— Start RAW DATA —

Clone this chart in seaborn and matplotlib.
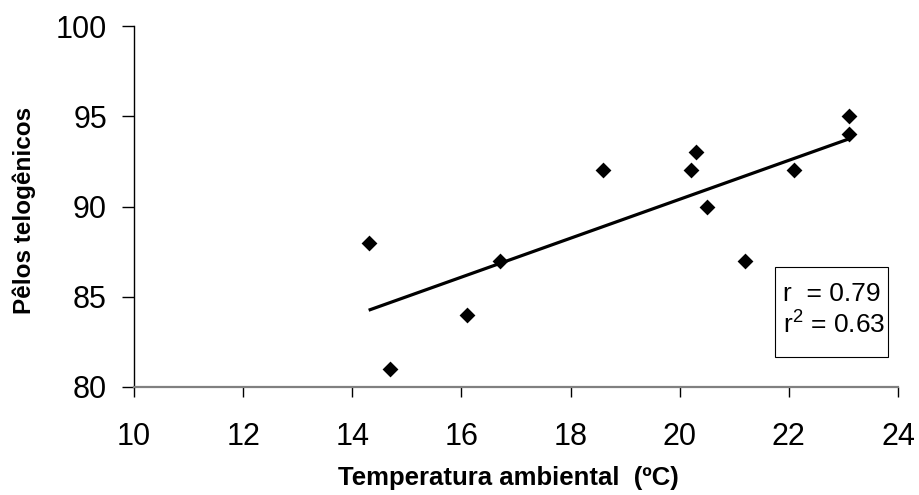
import matplotlib
matplotlib.use("Agg")
import matplotlib.pyplot as plt
from matplotlib.patches import Rectangle
import seaborn as sns
import pandas as pd

temperatura = [14.3, 14.7, 16.1, 16.7, 18.6, 20.2, 20.3, 20.5, 21.2, 22.1, 23.1, 23.1]
pelos = [88, 81, 84, 87, 92, 92, 93, 90, 87, 92, 95, 94]
x_ticks = [10, 12, 14, 16, 18, 20, 22, 24]
y_ticks = [80, 85, 90, 95, 100]
stats_lines = ["r  = 0.79", "r$^{2}$ = 0.63"]

df = pd.DataFrame({"temp": temperatura, "pelos": pelos})

sns.set_style("white")
plt.rcParams["font.family"] = ["Liberation Sans", "DejaVu Sans"]
plt.rcParams["mathtext.fontset"] = "custom"
plt.rcParams["mathtext.rm"] = "Liberation Sans"
for k in ["text.color", "axes.labelcolor", "xtick.color", "ytick.color"]:
    plt.rcParams[k] = "black"

fig = plt.figure(figsize=(9.2, 4.95), dpi=100)
ax = fig.add_axes([134 / 920, 1 - 387 / 495, (898 - 134) / 920, (387 - 26) / 495])

sns.regplot(data=df, x="temp", y="pelos", ax=ax, ci=None, color="black",
            marker="D", scatter_kws={"s": 65, "linewidths": 0, "alpha": 1, "zorder": 3},
            line_kws={"linewidth": 2.3, "solid_capstyle": "butt"})

ax.set_xlim(10, 24)
ax.set_ylim(80, 100)
ax.set_xticks(x_ticks)
ax.set_yticks(y_ticks)
ax.tick_params(axis="both", direction="out", width=1, labelsize=22,
               color="black", labelcolor="black", bottom=True, left=True)
ax.tick_params(axis="x", length=7.5, pad=18)
ax.tick_params(axis="y", length=8.5, pad=11)
for s in ["top", "right"]:
    ax.spines[s].set_visible(False)
ax.spines["left"].set_color("black")
ax.spines["bottom"].set_color("#808080")
ax.spines["left"].set_linewidth(1)
ax.spines["bottom"].set_linewidth(1.6)

ax.set_xlabel("Temperatura ambiental  (ºC)", fontsize=18.5, fontweight="bold", color="black")
ax.set_ylabel("Pêlos telogênicos", fontsize=17.5, fontweight="bold", color="black")
ax.xaxis.set_label_coords(0.49, -0.22)
ax.yaxis.set_label_coords(-0.128, 0.49)

ax.add_patch(Rectangle((0.839, 0.083), 0.148, 0.249, transform=ax.transAxes,
                       facecolor="white", edgecolor="black", linewidth=0.8,
                       zorder=4, clip_on=False))
ax.text(0.849, 0.238, stats_lines[0], transform=ax.transAxes, fontsize=19,
        ha="left", va="baseline", zorder=5, color="black")
ax.text(0.849, 0.150, stats_lines[1], transform=ax.transAxes, fontsize=19,
        ha="left", va="baseline", zorder=5, color="black")

fig.savefig("out.png", dpi=100)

— End RAW DATA —

Reproduce the material in full, word for word, and omit the pictures.

§ THE OUTPUT:
Clone this chart in seaborn and matplotlib.
import matplotlib
matplotlib.use("Agg")
import matplotlib.pyplot as plt
from matplotlib.patches import Rectangle
import seaborn as sns
import pandas as pd

temperatura = [14.3, 14.7, 16.1, 16.7, 18.6, 20.2, 20.3, 20.5, 21.2, 22.1, 23.1, 23.1]
pelos = [88, 81, 84, 87, 92, 92, 93, 90, 87, 92, 95, 94]
x_ticks = [10, 12, 14, 16, 18, 20, 22, 24]
y_ticks = [80, 85, 90, 95, 100]
stats_lines = ["r  = 0.79", "r$^{2}$ = 0.63"]

df = pd.DataFrame({"temp": temperatura, "pelos": pelos})

sns.set_style("white")
plt.rcParams["font.family"] = ["Liberation Sans", "DejaVu Sans"]
plt.rcParams["mathtext.fontset"] = "custom"
plt.rcParams["mathtext.rm"] = "Liberation Sans"
for k in ["text.color", "axes.labelcolor", "xtick.color", "ytick.color"]:
    plt.rcParams[k] = "black"

fig = plt.figure(figsize=(9.2, 4.95), dpi=100)
ax = fig.add_axes([134 / 920, 1 - 387 / 495, (898 - 134) / 920, (387 - 26) / 495])

sns.regplot(data=df, x="temp", y="pelos", ax=ax, ci=None, color="black",
            marker="D", scatter_kws={"s": 65, "linewidths": 0, "alpha": 1, "zorder": 3},
            line_kws={"linewidth": 2.3, "solid_capstyle": "butt"})

ax.set_xlim(10, 24)
ax.set_ylim(80, 100)
ax.set_xticks(x_ticks)
ax.set_yticks(y_ticks)
ax.tick_params(axis="both", direction="out", width=1, labelsize=22,
               color="black", labelcolor="black", bottom=True, left=True)
ax.tick_params(axis="x", length=7.5, pad=18)
ax.tick_params(axis="y", length=8.5, pad=11)
for s in ["top", "right"]:
    ax.spines[s].set_visible(False)
ax.spines["left"].set_color("black")
ax.spines["bottom"].set_color("#808080")
ax.spines["left"].set_linewidth(1)
ax.spines["bottom"].set_linewidth(1.6)

ax.set_xlabel("Temperatura ambiental  (ºC)", fontsize=18.5, fontweight="bold", color="black")
ax.set_ylabel("Pêlos telogênicos", fontsize=17.5, fontweight="bold", color="black")
ax.xaxis.set_label_coords(0.49, -0.22)
ax.yaxis.set_label_coords(-0.128, 0.49)

ax.add_patch(Rectangle((0.839, 0.083), 0.148, 0.249, transform=ax.transAxes,
                       facecolor="white", edgecolor="black", linewidth=0.8,
                       zorder=4, clip_on=False))
ax.text(0.849, 0.238, stats_lines[0], transform=ax.transAxes, fontsize=19,
        ha="left", va="baseline", zorder=5, color="black")
ax.text(0.849, 0.150, stats_lines[1], transform=ax.transAxes, fontsize=19,
        ha="left", va="baseline", zorder=5, color="black")

fig.savefig("out.png", dpi=100)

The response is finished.